Niles Bolton Associates and Rutgers Break Ground on Student Housing Development

Construction has begun on a $39 million, 501-bed student housing complex on the Busch Campus at Rutgers University.

Eugene Gilligan, Contributing Writer

Busch Campus at Rutgers University

Piscataway, N.J.–Construction has begun on a $39 million, 501-bed student housing complex on the Busch Campus at Rutgers University. Designed by Atlanta-based Niles Bolton Associates, the three-building, 150,000-square-foot complex is scheduled to open in the Fall of 2011.

The new housing is designed around the concept of creating a “living and learning” community that facilitates increased interaction between students and faculty from the life sciences engineering disciplines.

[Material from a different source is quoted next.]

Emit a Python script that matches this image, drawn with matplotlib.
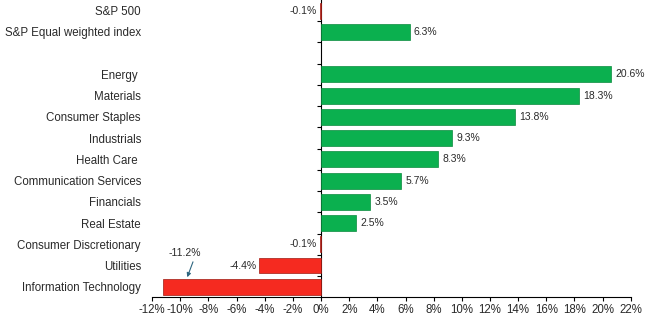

The three-building community, which will house mostly freshmen, creates a large, courtyard space designed to accommodate student recreation, outdoor studying or special events. The buildings will provide amenities such as social program space designed to accommodate up to 300 students, a study lounge with room for 80 people, a computer lab that serves classes of up to 60 students, and four-story entry atriums. Units will be arranged in suite-style configurations, with shared bathrooms.

Rutgers has the second largest amount of on-campus student housing among U.S. universities, says Jeff Smith, principal at Niles Bolton Associates. A major initiative of the 53,000-student university has been to create student housing that allows professors to come to dormitories to conduct classes. In this new development, social program space can also be used as classroom space, Smith says. Rutgers is not alone, he says, as Niles Bolton is now working on a student housing project at Georgia Gwinnett College where student living areas can also serve as lecture space.

Student housing construction has not been slowed as severely by the recession as other property types, Smith says, and competition to win this business has been stiff. He says, however, he is seeing more activity among private developers.

“We’ve had a busy first quarter,” he says. “It’s more than a silver lining.”